Not worthless; pointless. Especially for something like a room behind a locked door in a dungeon.

Having a door there, and having "nothing happens" when the PCs fail to open it, means that the time spent in that section of the dungeon was wasted. Whereas having something happen--such as a monster being alerted to the noise the PCs make when they try to get past the door--means that the time spent isn't wasted, because something happens.

And that is something that has long been a part of D&D, as one of the many tips for making your games more exciting. It just got codified in PbtA games front-and-center in the core book instead of being stuck in the back of the DMG or in an issue of an old Dragon Magazine.

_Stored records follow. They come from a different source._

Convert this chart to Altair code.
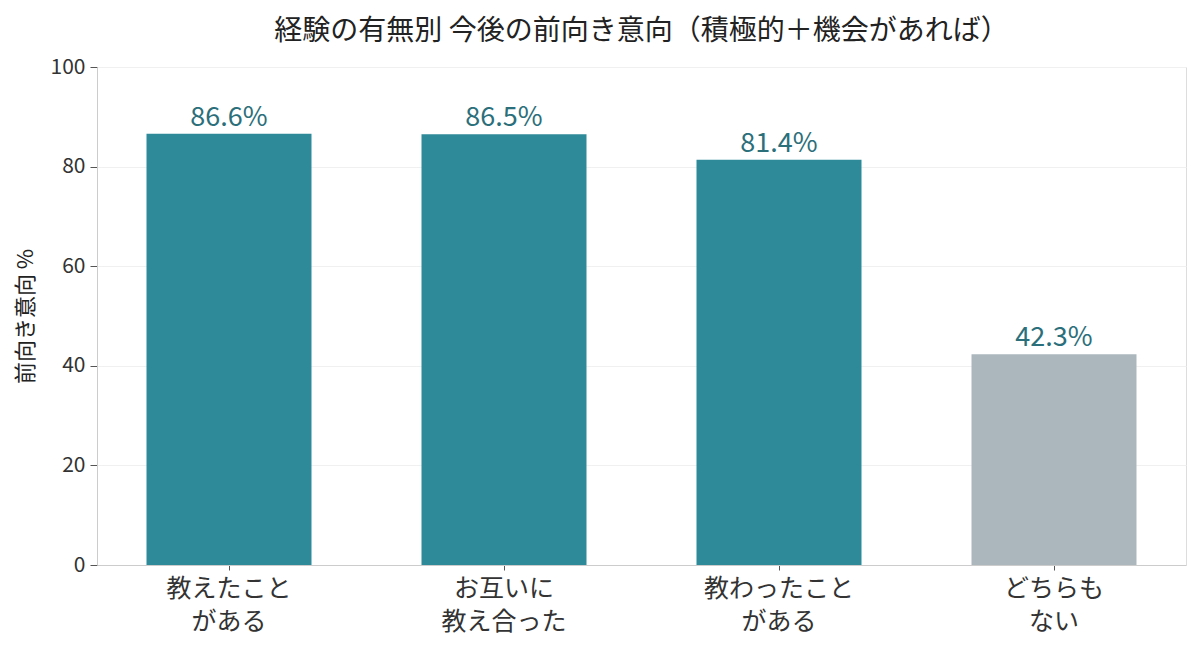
import altair as alt
import pandas as pd

categories = ["教えたこと|がある", "お互いに|教え合った", "教わったこと|がある", "どちらも|ない"]
values = [86.6, 86.5, 81.4, 42.3]
colors = ["#2E8A99", "#2E8A99", "#2E8A99", "#ABB7BD"]

df = pd.DataFrame({"cat": categories, "val": values, "color": colors})
df["label"] = df["val"].map(lambda v: f"{v:.1f}%")

FONT = "Noto Sans CJK JP"

base = alt.Chart(df).encode(
    x=alt.X("cat:N", sort=categories, title=None,
            scale=alt.Scale(paddingInner=0.4, paddingOuter=0.18),
            axis=alt.Axis(labelExpr="split(datum.value, '|')", labelAngle=0,
                          labelFontSize=25, labelColor="#333333", labelFont=FONT,
                          labelLineHeight=33, labelPadding=6,
                          domainColor="#cccccc", tickColor="#555555", tickSize=5,
                          grid=False)),
)

bars = base.mark_bar().encode(
    y=alt.Y("val:Q", title="前向き意向 %", scale=alt.Scale(domain=[0, 100]),
            axis=alt.Axis(values=[0, 20, 40, 60, 80, 100], labelFontSize=21,
                          labelColor="#333333", labelFont=FONT, titleFont=FONT,
                          titleFontSize=22, titleFontWeight="normal", titleColor="#222222",
                          titlePadding=13, domainColor="#cccccc", tickColor="#555555",
                          tickSize=7, labelPadding=5, gridColor="#f0f0f0")),
    color=alt.Color("color:N", scale=None),
)

text = base.mark_text(dy=-16, fontSize=27, font=FONT, color="#2B6F7B").encode(
    y=alt.Y("val:Q"),
    text="label:N",
)

chart = (bars + text).properties(
    width=1089, height=498,
    title=alt.TitleParams("経験の有無別 今後の前向き意向（積極的＋機会があれば）",
                          font=FONT, fontSize=28, fontWeight="normal", color="#222222",
                          offset=10),
    autosize=alt.AutoSizeParams(type="none"),
    padding={"left": 89, "top": 59, "right": 5, "bottom": 80},
).configure_view(stroke=None).configure(background="white")

chart.save("out.html", embed_options={"renderer": "svg", "actions": False})
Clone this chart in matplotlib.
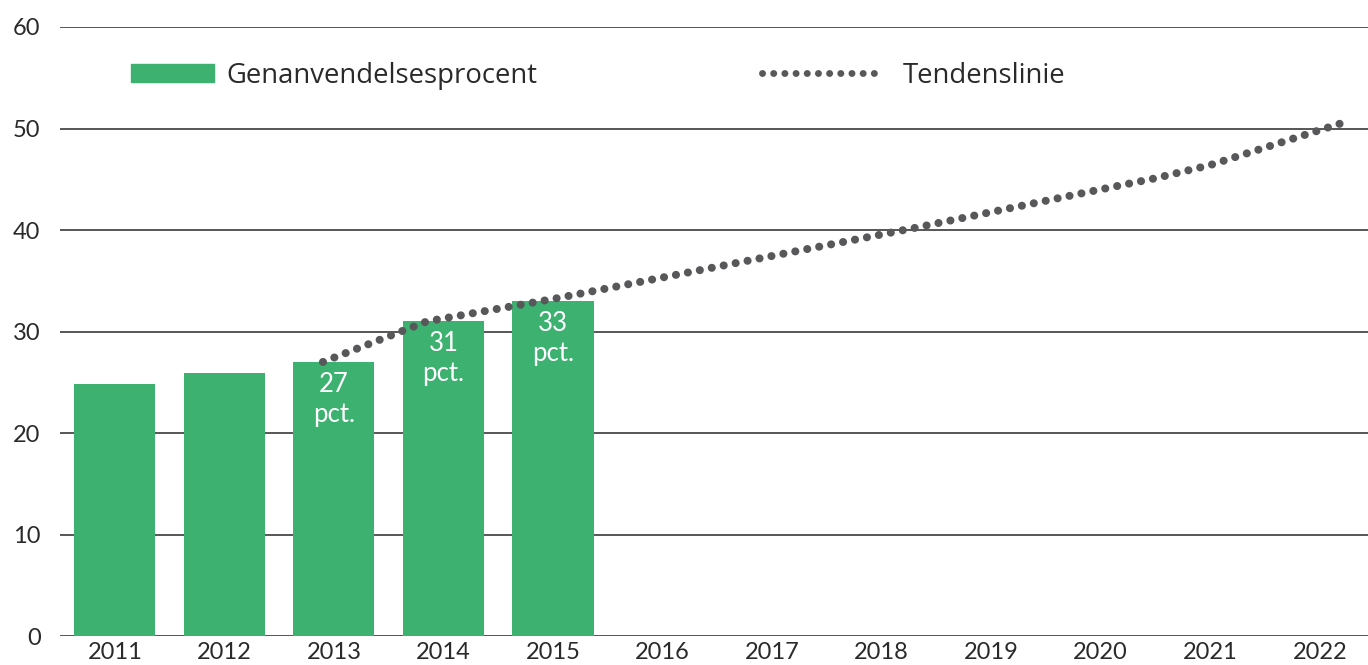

The PCs are not special in my opinion. They're just the characters the camera happens to be on, and it could just as easily be someone else.
Except the camera doesn't switch to someone else so no, it won't just as easily be someone else. Unless you have a very unusual setting, the camera consistently focuses on this one group of people. Things may happen in the background, but they will never been seen by anyone other than you, the world-builder, unless you choose to bring them or their after-effects to the attention of the PCs.
 

Micah, I understand from my own experiences that world-building can indeed be a fun exercise.

However, I don't feel like I am playing D&D (or some other TTRPG) when I do worldbuilding.
Same here; but at the same time I like to (and do) think that the worldbuilding I'm doing now will improve the play experience for both myself and the players later, after puck-drop.

And if it turns out that world doesn't get played, then so be it - I still have it in place should I or anyone else ever have a use for it later.